_OBJECTIVE_.
Reproduce the lines of the material exactly, excluding every image.

_INFORMATION PROVIDED_.
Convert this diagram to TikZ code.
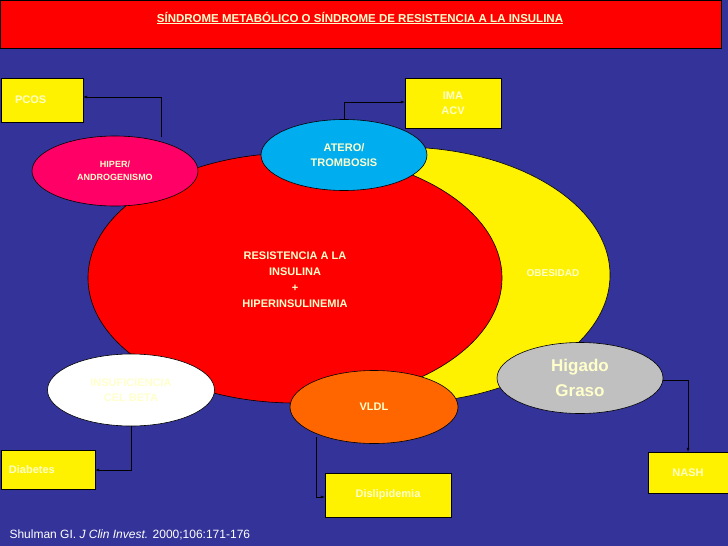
\documentclass[tikz,border=0pt]{standalone}
\usepackage{fontspec}
\setmainfont{Liberation Sans}
\usetikzlibrary{shapes.geometric,arrows.meta}
\definecolor{bg}{HTML}{333399}
\definecolor{pale}{HTML}{FFFFCC}
\definecolor{mag}{HTML}{FF0066}
\definecolor{org}{HTML}{FF6600}
\definecolor{gry}{HTML}{C0C0C0}
\begin{document}
\begin{tikzpicture}[x=1pt,y=-1pt,
  ell/.style={ellipse,draw=black,line width=0.6pt,inner sep=0pt,font=\bfseries\fontsize{10}{11}\selectfont,align=center},
  ybox/.style={rectangle,draw=black,fill=yellow,inner sep=0pt,font=\bfseries\fontsize{11}{13}\selectfont,text=pale,align=center},
  con/.style={draw=black,line width=0.6pt,-{Latex[length=4pt,width=3pt]}}]
\fill[bg] (0,0) rectangle (728,546);
\useasboundingbox (0,0) rectangle (728,546);
\node[draw=black,fill=red,minimum width=721pt,minimum height=48pt,inner sep=0pt] (title) at (360.5,24) {};
\node[text=pale,font=\bfseries\fontsize{11.5}{13}\selectfont] at (360,18) {\underline{SÍNDROME METABÓLICO O SÍNDROME DE RESISTENCIA A LA INSULINA}};
\node[ell,fill=yellow,minimum width=420pt,minimum height=256pt] (obes) at (400,275) {};
\node[ell,fill=red,minimum width=414pt,minimum height=250pt] (res) at (295,278) {};
\node[text=pale,font=\bfseries\fontsize{10}{11}\selectfont] (ob) at (553,273) {OBESIDAD};
\node[text=pale,font=\bfseries\fontsize{11}{16}\selectfont,align=center] (rt) at (295,280) {RESISTENCIA A LA\\INSULINA\\+\\HIPERINSULINEMIA};
\node[ell,fill=mag,text=pale,minimum width=166pt,minimum height=70pt,font=\bfseries\fontsize{9}{13}\selectfont] (hiper) at (115,171) {HIPER/\\ANDROGENISMO};
\node[ell,fill=cyan,text=pale,minimum width=166pt,minimum height=71pt,font=\bfseries\fontsize{11}{15}\selectfont] (atero) at (344,155) {ATERO/\\TROMBOSIS};
\node[ell,fill=white,text=pale,minimum width=167pt,minimum height=72pt,font=\bfseries\fontsize{11}{15}\selectfont] (insuf) at (131,390) {INSUFICIENCIA\\CEL BETA};
\node[ell,fill=org,text=pale,minimum width=168pt,minimum height=73pt,font=\bfseries\fontsize{11}{13}\selectfont] (vldl) at (374,407) {VLDL};
\node[ell,fill=gry,text=pale,minimum width=166pt,minimum height=71pt,font=\bfseries\fontsize{17}{25}\selectfont] (hig) at (580,378) {Higado\\Graso};
\node[ybox,minimum width=82pt,minimum height=44pt,text width=82pt,align=left] (pcos) at (42,100) {\hspace{14pt}PCOS};
\node[ybox,minimum width=96pt,minimum height=50pt,font=\bfseries\fontsize{11}{15}\selectfont] (ima) at (453,103) {IMA\\ACV};
\node[ybox,minimum width=94pt,minimum height=39pt,text width=94pt,align=left] (diab) at (48,469.5) {\hspace{8pt}Diabetes};
\node[ybox,minimum width=126pt,minimum height=44pt] (disl) at (388,495) {Dislipidemia};
\node[ybox,minimum width=80pt,minimum height=41pt] (nash) at (688,472.5) {NASH};
\node[anchor=west,text=white,font=\fontsize{12}{14}\selectfont] (cite) at (6,535) {Shulman GI. \textit{J Clin Invest.} 2000;106:171-176};
\draw[con] (161,137) |- (pcos.east |- 0,97);
\draw[con] (atero.north) |- (ima.west |- 0,102);
\draw[con] (insuf.south) |- (diab.east |- 0,470);
\draw[con] (316,437) |- (disl.west |- 0,497);
\draw[con] (hig.east |- 0,380) -| (nash.north);
\end{tikzpicture}
\end{document}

_ANSWER IN FULL_.
Convert this diagram to TikZ code.
\documentclass[tikz,border=0pt]{standalone}
\usepackage{fontspec}
\setmainfont{Liberation Sans}
\usetikzlibrary{shapes.geometric,arrows.meta}
\definecolor{bg}{HTML}{333399}
\definecolor{pale}{HTML}{FFFFCC}
\definecolor{mag}{HTML}{FF0066}
\definecolor{org}{HTML}{FF6600}
\definecolor{gry}{HTML}{C0C0C0}
\begin{document}
\begin{tikzpicture}[x=1pt,y=-1pt,
  ell/.style={ellipse,draw=black,line width=0.6pt,inner sep=0pt,font=\bfseries\fontsize{10}{11}\selectfont,align=center},
  ybox/.style={rectangle,draw=black,fill=yellow,inner sep=0pt,font=\bfseries\fontsize{11}{13}\selectfont,text=pale,align=center},
  con/.style={draw=black,line width=0.6pt,-{Latex[length=4pt,width=3pt]}}]
\fill[bg] (0,0) rectangle (728,546);
\useasboundingbox (0,0) rectangle (728,546);
\node[draw=black,fill=red,minimum width=721pt,minimum height=48pt,inner sep=0pt] (title) at (360.5,24) {};
\node[text=pale,font=\bfseries\fontsize{11.5}{13}\selectfont] at (360,18) {\underline{SÍNDROME METABÓLICO O SÍNDROME DE RESISTENCIA A LA INSULINA}};
\node[ell,fill=yellow,minimum width=420pt,minimum height=256pt] (obes) at (400,275) {};
\node[ell,fill=red,minimum width=414pt,minimum height=250pt] (res) at (295,278) {};
\node[text=pale,font=\bfseries\fontsize{10}{11}\selectfont] (ob) at (553,273) {OBESIDAD};
\node[text=pale,font=\bfseries\fontsize{11}{16}\selectfont,align=center] (rt) at (295,280) {RESISTENCIA A LA\\INSULINA\\+\\HIPERINSULINEMIA};
\node[ell,fill=mag,text=pale,minimum width=166pt,minimum height=70pt,font=\bfseries\fontsize{9}{13}\selectfont] (hiper) at (115,171) {HIPER/\\ANDROGENISMO};
\node[ell,fill=cyan,text=pale,minimum width=166pt,minimum height=71pt,font=\bfseries\fontsize{11}{15}\selectfont] (atero) at (344,155) {ATERO/\\TROMBOSIS};
\node[ell,fill=white,text=pale,minimum width=167pt,minimum height=72pt,font=\bfseries\fontsize{11}{15}\selectfont] (insuf) at (131,390) {INSUFICIENCIA\\CEL BETA};
\node[ell,fill=org,text=pale,minimum width=168pt,minimum height=73pt,font=\bfseries\fontsize{11}{13}\selectfont] (vldl) at (374,407) {VLDL};
\node[ell,fill=gry,text=pale,minimum width=166pt,minimum height=71pt,font=\bfseries\fontsize{17}{25}\selectfont] (hig) at (580,378) {Higado\\Graso};
\node[ybox,minimum width=82pt,minimum height=44pt,text width=82pt,align=left] (pcos) at (42,100) {\hspace{14pt}PCOS};
\node[ybox,minimum width=96pt,minimum height=50pt,font=\bfseries\fontsize{11}{15}\selectfont] (ima) at (453,103) {IMA\\ACV};
\node[ybox,minimum width=94pt,minimum height=39pt,text width=94pt,align=left] (diab) at (48,469.5) {\hspace{8pt}Diabetes};
\node[ybox,minimum width=126pt,minimum height=44pt] (disl) at (388,495) {Dislipidemia};
\node[ybox,minimum width=80pt,minimum height=41pt] (nash) at (688,472.5) {NASH};
\node[anchor=west,text=white,font=\fontsize{12}{14}\selectfont] (cite) at (6,535) {Shulman GI. \textit{J Clin Invest.} 2000;106:171-176};
\draw[con] (161,137) |- (pcos.east |- 0,97);
\draw[con] (atero.north) |- (ima.west |- 0,102);
\draw[con] (insuf.south) |- (diab.east |- 0,470);
\draw[con] (316,437) |- (disl.west |- 0,497);
\draw[con] (hig.east |- 0,380) -| (nash.north);
\end{tikzpicture}
\end{document}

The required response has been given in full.